Conserving dynamic wetlands under combined global, regional and local stressors
Lead Author: Javier Bustamante (CSIC)
Contributors: Luis Santamaría (CSIC), Guyonne Janss (CSIC), Andy Green(CSIC), Coralie Beltrame (TdV), Brigitte Poulin (TdV), Cristian Mihai Adamescu (UB), Constantin Cazacu (UB)
Wetlands are a diverse array of dynamic ecosystems formed in the contact of land and water. They have long been considered unproductive and unhealthy and transformed into farmlands, afforestations, rice paddies, aquaculture farms, or transportation channels. Only recently it has been realized the importance of wetlands for the conservation of biodiversity, and for the ecosystem services they provide. For example, Doñana National Park was created in the 1960's for the protection of waterbirds after two thirds of its original extension were drained for agriculture 
Fresh water is and will be under increasing demand. While wetland drainage and transformation has slowed down in Europe, underground water extraction, surface water diversion, modification of hydrological regimes, pollution, overgrazing, and the introduction of exotic species are still important and growing threats. Many wetlands are nowadays protected, yet they are dependent on catchment areas or aquifers much larger than the protected area and thus subjected to anthropogenic degradation.
In addition, climate change will affect the hydrology of most wetlands. In many areas, the combined effects of decreased rainfall and increased evapotranspiration will reduce water levels, changing permanent into temporary wetlands or making them disappear.

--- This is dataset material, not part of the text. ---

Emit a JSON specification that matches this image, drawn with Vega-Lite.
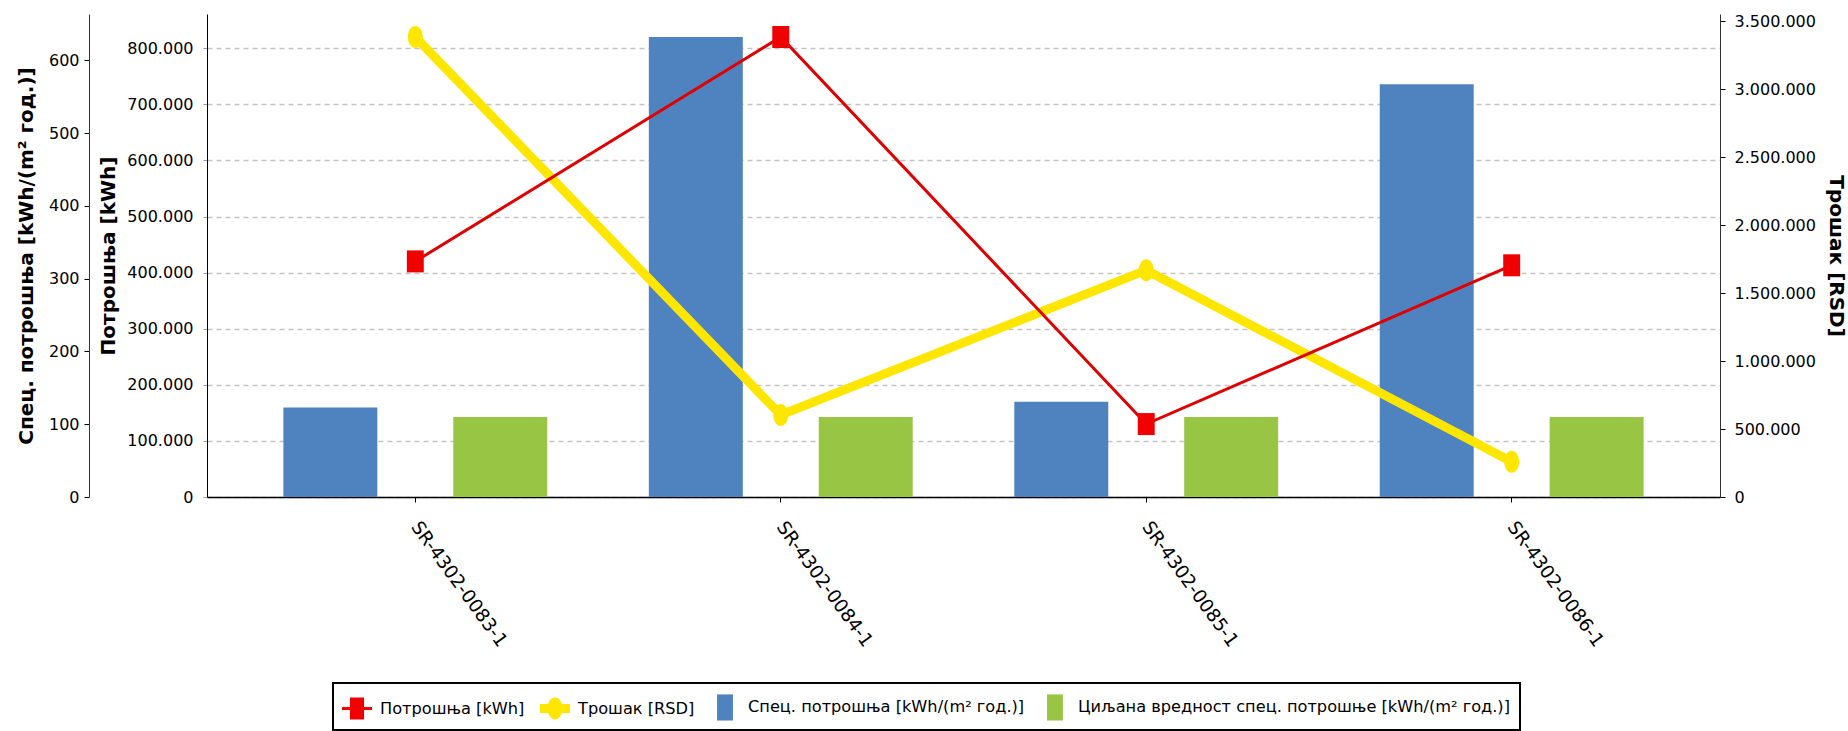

Reduced flows and water levels will exacerbate the impact of anthropogenic pollution, the concentration of contaminants will increase and this will decreases the capacity of wetlands to purify water. Climate change will also cause sea-level rise, aggravating the increase in coastal erosion. The reduction in river flow and sediment transport by rivers (due to water diversion for human use, sediment trapping by dams and catchment reforestation) may not compensate wetland reduction by the increase in coastal erosion due to marine currents. High herbivore densities (wild and domestic) can cause a reduction in water quality and biodiversity through their treading, faecal inputs and overgrazing.
Shallow lakes and ponds have well-documented “tipping points” leading to a loss of biodiversity and ecosystem services – caused e.g. by excessive nutrient loading leading to dominance by microalgae or cyanobacteria (cultural eutrophication). Some cyanobacteria produce toxins that threaten wildlife, cattle and drinking water supply. Similarly, overgrazing causes erosion, siltation and bioturbation that may lead to turbid-water systems with low biodiversity and poor water quality. In summary, global (climate change), regional (water extraction, eutrophication) and local (modification of hydrological and grazing regimes) stressors could act in synergy and can push the ecosystem to these undesirable states. Park management can act on local stressors (water management, livestock density, control of alien species) while regional authorities and policies may act on regional ones (water extraction, urban waste water treatment, pesticide/fertilizer regulation). To compensate for the effect of climate change, it may be necessary to maintain local and regional stressors under safe limits (creating a “safe operating space”). Such limits should be stricter in protected areas, to ensure the preservation of the values for which they were designated and the ecosystem services they provide including those provided by waterbirds.